已用时间:  00: 07: 36.09
执行计划
----------------------------------------------------------
Plan hash value: 661671976
----------------------------------------------------------------------------------
| Id  | Operation          | Name        | Rows  | Bytes | Cost (%CPU)| Time     |
----------------------------------------------------------------------------------
|   0 | SELECT STATEMENT   |             | 77053 |  8427K|  3169K  (1)| 11:42:32 |
|   1 |  NESTED LOOPS      |             | 77053 |  8427K|  3169K  (1)| 11:42:32 |
|   2 |   TABLE ACCESS FULL| TEST_OBJECT | 50250 |  4563K|   147   (1)| 00:00:02 |
|*  3 |   TABLE ACCESS FULL| TEST_OBJ1   |     2 |    38 |    63   (0)| 00:00:01 |
----------------------------------------------------------------------------------
Predicate Information (identified by operation id):
---------------------------------------------------
   3 - filter("B"."OBJECT_NAME"=SUBSTR("A"."OBJECT_NAME",1,LENGTH("B"."OBJ
              ECT_NAME")))
统计信息
----------------------------------------------------------
          0  recursive calls
          0  db block gets
   15586427  consistent gets
          0  physical reads
          0  redo size
    2210117  bytes sent via SQL*Net to client
      50061  bytes received via SQL*Net from client
       4518  SQL*Net roundtrips to/from client
          0  sorts (memory)
          0  sorts (disk)
      67744  rows processed

    执行计划是nested loops,特别是需要这种大表,效率低下可想而知。没有试验like,因为用它结果会更糟。下面我们采用分片处理的方法,object_name长度大于3的用一种方式处理,小于等于3的用一种方式处理。

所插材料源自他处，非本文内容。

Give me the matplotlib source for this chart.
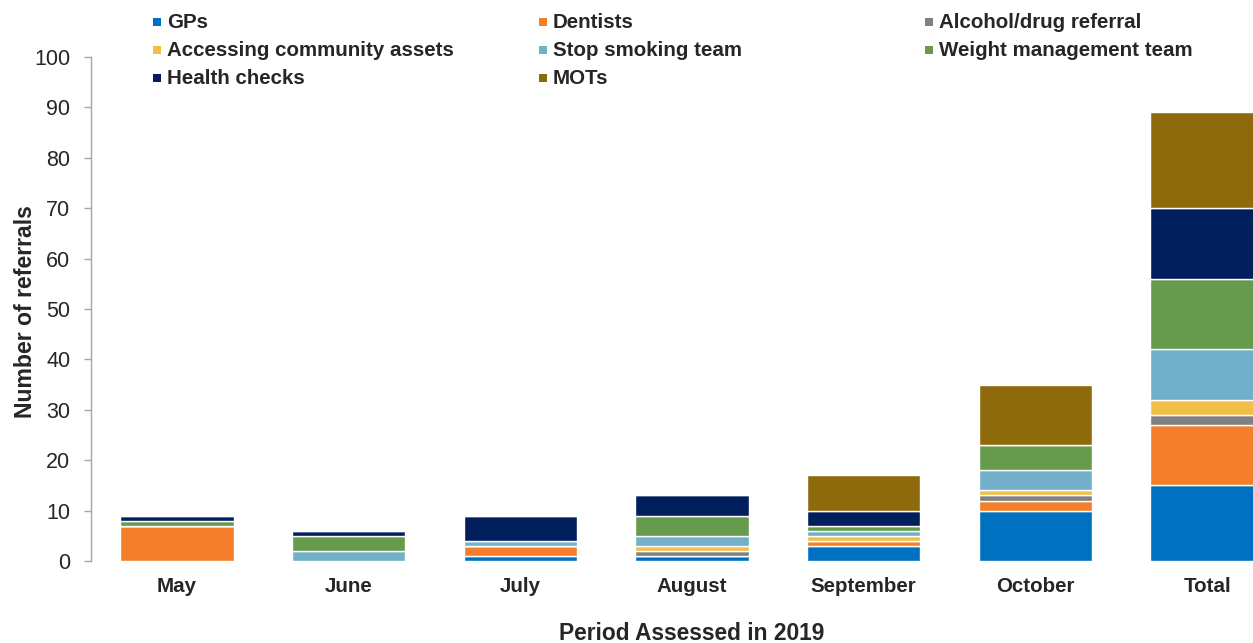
import matplotlib
matplotlib.use("Agg")
import matplotlib.pyplot as plt
from matplotlib.patches import Rectangle
import numpy as np

plt.rcParams['font.family'] = ['Liberation Sans', 'DejaVu Sans']

categories = ["May", "June", "July", "August", "September", "October", "Total"]
series_names = ["GPs", "Dentists", "Alcohol/drug referral", "Accessing community assets",
                "Stop smoking team", "Weight management team", "Health checks", "MOTs"]
gps        = [0, 0, 1, 1, 3, 10, 15]
dentists   = [7, 0, 2, 0, 1, 2, 12]
alcohol    = [0, 0, 0, 1, 0, 1, 2]
community  = [0, 0, 0, 1, 1, 1, 3]
smoking    = [0, 2, 1, 2, 1, 4, 10]
weight     = [1, 3, 0, 4, 1, 5, 14]
health     = [1, 1, 5, 4, 3, 0, 14]
mots       = [0, 0, 0, 0, 7, 12, 19]
series = [gps, dentists, alcohol, community, smoking, weight, health, mots]
colors = ["#0070C0", "#F57E2A", "#808080", "#F2BE4A", "#71B0C8", "#669A4D", "#001F5C", "#8E6A0C"]
yticks = [0, 10, 20, 30, 40, 50, 60, 70, 80, 90, 100]

W, H = 1253, 643
fig = plt.figure(figsize=(W / 100, H / 100), dpi=100)
ax = fig.add_axes([91 / W, 82 / H, 1202 / W, 504 / H])

x = np.arange(len(categories))
bottom = np.zeros(len(categories))
for vals, col in zip(series, colors):
    v = np.array(vals, dtype=float)
    ax.bar(x, v, bottom=bottom, width=0.66, color=col, edgecolor="white", linewidth=1.0)
    bottom += v

txt = "#262626"
ax.set_xlim(-0.5, len(categories) - 0.5)
ax.set_ylim(0, 100)
ax.set_yticks(yticks)
ax.set_yticklabels([str(t) for t in yticks], fontsize=15.5, color=txt)
ax.set_xticks(x)
ax.set_xticklabels(categories, fontsize=14.8, fontweight="bold", color=txt)
ax.tick_params(axis="x", length=0, pad=11.5)
ax.tick_params(axis="y", length=5, width=1, color="#A6A6A6", pad=10)
for s in ["top", "right", "bottom"]:
    ax.spines[s].set_visible(False)
ax.spines["left"].set_color("#A6A6A6")
ax.spines["left"].set_linewidth(1)

ax.set_ylabel("Number of referrals", fontsize=16.6, fontweight="bold", color=txt)
ax.yaxis.set_label_coords(-54 / 1202, 0.495)
ax.set_xlabel("Period Assessed in 2019", fontsize=16.4, fontweight="bold", color=txt)
ax.xaxis.set_label_coords(0.5, -61 / 504)

# Legend (row-major, 3 columns)
col_x = [167, 553, 939]
row_y = [23, 51, 79]
for i, (name, col) in enumerate(zip(series_names, colors)):
    r, c = divmod(i, 3)
    tx, ty = col_x[c], row_y[r]
    fig.patches.append(Rectangle(((tx - 14) / W, 1 - (ty + 3) / H), 8 / W, 8 / H,
                                 transform=fig.transFigure, facecolor=col, edgecolor="none"))
    fig.text(tx / W, 1 - ty / H, name, fontsize=14.8, fontweight="bold", color=txt,
             ha="left", va="center")

fig.savefig("out.png", dpi=100)
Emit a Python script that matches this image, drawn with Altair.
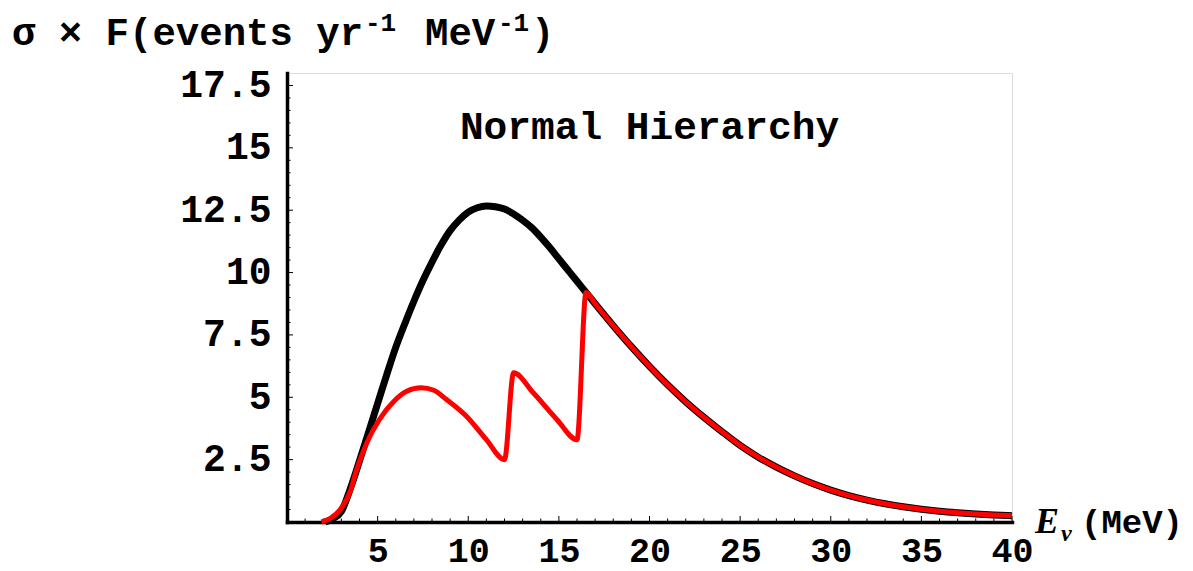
import altair as alt
import pandas as pd

# ---- data ----
black_x = [2.1, 2.5, 3.0, 3.5, 4.0, 4.5, 5.0, 5.5, 6.0, 6.5, 7.0, 7.5, 8.0, 8.5, 9.0, 9.5,
           10.0, 10.5, 11.0, 11.5, 12.0, 12.5, 13.0, 13.5, 14.0, 14.5, 15.0, 15.5, 16.0, 16.5,
           17, 18, 19, 20, 21, 22, 23, 24, 25, 26, 27, 28, 29, 30, 31, 32, 33, 34, 35, 36,
           37, 38, 39, 40]
black_y = [0.0, 0.12, 0.42, 1.35, 2.45, 3.6, 4.75, 5.9, 7.0, 7.95, 8.85, 9.68, 10.42, 11.1, 11.68, 12.1,
           12.42, 12.6, 12.67, 12.64, 12.55, 12.35, 12.1, 11.8, 11.42, 11.0, 10.55, 10.1, 9.65, 9.2,
           8.75, 7.87, 7.03, 6.24, 5.5, 4.82, 4.2, 3.62, 3.07, 2.6, 2.2, 1.85, 1.54, 1.28,
           1.06, 0.88, 0.73, 0.61, 0.51, 0.43, 0.37, 0.32, 0.28, 0.25]

red_x = [1.9, 2.4, 3.0, 3.5, 3.8, 4.4, 5.1, 5.9, 6.6, 7.4, 8.1, 8.8, 9.9, 11.0, 12.0, 12.5,
         13.6, 14.9, 16.0, 16.5] + black_x[30:]
red_y = [0.0, 0.15, 0.56, 1.25, 2.0, 3.17, 4.11, 4.84, 5.24, 5.38, 5.28, 4.91, 4.24, 3.30, 2.50, 5.98,
         5.17, 4.10, 3.30, 9.2] + black_y[30:]

x_major = [5, 10, 15, 20, 25, 30, 35, 40]
y_major = [2.5, 5, 7.5, 10, 12.5, 15, 17.5]
x_minor = [v for v in range(1, 40) if v % 5 != 0]
y_minor = [v / 2 for v in range(1, 36) if v % 5 != 0]

panel_title = "Normal Hierarchy"

W, H = 725, 449
FONT = "'Courier New', Courier, 'Nimbus Mono PS', 'Nimbus Mono L', FreeMono, 'Liberation Mono', monospace"
SERIF = "'Times New Roman', 'Liberation Serif', serif"

xs = alt.Scale(domain=[0, 40], nice=False, zero=False)
ys = alt.Scale(domain=[0, 18], nice=False, zero=False)

black_df = pd.DataFrame({"x": black_x, "y": black_y, "i": range(len(black_x))})
red_df = pd.DataFrame({"x": red_x, "y": red_y, "i": range(len(red_x))})

x_axis = alt.Axis(values=x_major, labelExpr="'' + datum.value", ticks=False, tickSize=0,
                  grid=False, domainColor="black", domainWidth=3.5, domainCap="square",
                  labelFont=FONT, labelFontWeight="bold", labelFontSize=35, labelColor="black",
                  labelPadding=11, title=None, labelFlush=False, labelOverlap=False)
y_axis = alt.Axis(values=y_major, labelExpr="'' + datum.value", ticks=False, tickSize=0,
                  grid=False, domainColor="black", domainWidth=3.5, domainCap="square",
                  labelFont=FONT, labelFontWeight="bold", labelFontSize=38, labelColor="black",
                  labelPadding=16, title=None, labelFlush=False, labelOverlap=False)

black = alt.Chart(black_df).mark_line(color="black", strokeWidth=7, strokeJoin="round",
                                      strokeCap="butt", interpolate="monotone").encode(
    x=alt.X("x:Q", scale=xs, axis=x_axis),
    y=alt.Y("y:Q", scale=ys, axis=y_axis),
    order="i:Q",
)
red = alt.Chart(red_df).mark_line(color="#ff0000", strokeWidth=5, strokeJoin="round",
                                  strokeCap="butt", interpolate="monotone").encode(
    x=alt.X("x:Q", scale=xs),
    y=alt.Y("y:Q", scale=ys),
    order="i:Q",
)

xmaj = alt.Chart(pd.DataFrame({"v": x_major})).mark_rule(color="black", strokeWidth=1).encode(
    x=alt.X("v:Q", scale=xs), y=alt.value(H), y2=alt.value(H - 6))
xmin = alt.Chart(pd.DataFrame({"v": x_minor})).mark_rule(color="black", strokeWidth=1).encode(
    x=alt.X("v:Q", scale=xs), y=alt.value(H), y2=alt.value(H - 3.5))
ymaj = alt.Chart(pd.DataFrame({"v": y_major})).mark_rule(color="black", strokeWidth=1).encode(
    y=alt.Y("v:Q", scale=ys), x=alt.value(0), x2=alt.value(6))
ymin = alt.Chart(pd.DataFrame({"v": y_minor})).mark_rule(color="black", strokeWidth=1).encode(
    y=alt.Y("v:Q", scale=ys), x=alt.value(0), x2=alt.value(3.5))

# panel label (in data coordinates)
label = alt.Chart(pd.DataFrame({"t": [panel_title], "x": [20.0], "y": [15.85]})).mark_text(
    font=FONT, fontWeight="bold", fontSize=39.5, color="black", align="center", baseline="middle"
).encode(x=alt.X("x:Q", scale=xs), y=alt.Y("y:Q", scale=ys), text="t:N")

# origin of plot area on the page
OX, OY = 287, 73.3


def txt(s, px, py, size, font=FONT, style="normal"):
    return alt.Chart(pd.DataFrame({"t": [s]})).mark_text(
        font=font, fontWeight="bold", fontStyle=style, fontSize=size, color="black",
        align="left", baseline="alphabetic"
    ).encode(x=alt.value(px - OX), y=alt.value(py - OY), text="t:N")


ttl = [
    txt("σ × F(events yr", 12, 45, 39),
    txt("-1", 365, 31, 26),
    txt("MeV", 425, 45, 39),
    txt("-1", 498, 31, 26),
    txt(")", 531, 45, 39),
]
xlab = [
    txt("E", 1035, 533, 36, font=SERIF, style="italic"),
    txt("ν", 1061, 541, 24, font=SERIF, style="italic"),
    txt("(MeV)", 1081, 533, 34),
]

chart = alt.layer(xmin, xmaj, ymin, ymaj, black, red, label, *ttl, *xlab).properties(
    width=W, height=H,
    autosize=alt.AutoSizeParams(type="none"),
    padding={"left": 279, "top": 65, "right": 173, "bottom": 49},
).configure_view(stroke=None).configure(background="white")

chart.save("out.html", embed_options={"renderer": "svg", "actions": False})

SQL> select a.*, b.object_name
      from TEST_OBJECT a, TEST_OBJ1 b
     where substr(a.object_name, 1, length(b.object_name)) = b.object_name
       and substr(a.object_name, 1, 4) = substr(b.object_name, 1, 4)
       and length(b.object_name) > 3
    union all
    select a.*, b.object_name
      from TEST_OBJECT a, TEST_OBJ1 b
     where substr(a.object_name, 1, length(b.object_name)) = b.object_name
      and length(b.object_name) < 4;
已选择67744行。
已用时间:  00: 00: 08.57
执行计划
----------------------------------------------------------
Plan hash value: 4080738151
-----------------------------------------------------------------------------------
| Id  | Operation           | Name        | Rows  | Bytes | Cost (%CPU)| Time     |
-----------------------------------------------------------------------------------
|   0 | SELECT STATEMENT    |             |  3892 |   425K|   164K(100)| 00:36:27 |
|   1 |  UNION-ALL          |             |       |       |            |          |
|*  2 |   HASH JOIN         |             |    39 |  4368 |   214   (2)| 00:00:03 |
|*  3 |    TABLE ACCESS FULL| TEST_OBJ1   |  1128 | 21432 |    65   (0)| 00:00:01 |
|   4 |    TABLE ACCESS FULL| TEST_OBJECT | 50250 |  4563K|   147   (1)| 00:00:02 |
|   5 |   NESTED LOOPS      |             |  3853 |   421K|   164K  (1)| 00:36:24 |
|*  6 |    TABLE ACCESS FULL| TEST_OBJ1   |  1128 | 21432 |    65   (0)| 00:00:01 |
|*  7 |    TABLE ACCESS FULL| TEST_OBJECT |     3 |   279 |   145   (0)| 00:00:02 |
-----------------------------------------------------------------------------------
Predicate Information (identified by operation id):
---------------------------------------------------
   2 - access(SUBSTR("A"."OBJECT_NAME",1,4)=SUBSTR("B"."OBJECT_NAME",1,4))
       filter("B"."OBJECT_NAME"=SUBSTR("A"."OBJECT_NAME",1,LENGTH("B"."OBJE
              CT_NAME")))
   3 - filter(LENGTH("B"."OBJECT_NAME")>3)
   6 - filter(LENGTH("B"."OBJECT_NAME")<4)
   7 - filter("B"."OBJECT_NAME"=SUBSTR("A"."OBJECT_NAME",1,LENGTH("B"."OBJE
              CT_NAME")))
统计信息
----------------------------------------------------------
          1  recursive calls
          0  db block gets
      44813  consistent gets
          0  physical reads
          0  redo size
    2310942  bytes sent via SQL*Net to client
      50061  bytes received via SQL*Net from client
       4518  SQL*Net roundtrips to/from client
          0  sorts (memory)
          0  sorts (disk)

      67744  rows processed

    可以看到执行计划是复杂了很多,但执行时间缩短了60倍,逻辑读也大大降低。分片的思想是大部分数据处理采用hash join(由于引起了等值条件substr(a.object_name, 1, 4) = substr(b.object_name, 1, 4),所以执行计划改变),少部分数据处理采用nested loops。这种思想对我们的日常调优非常有用。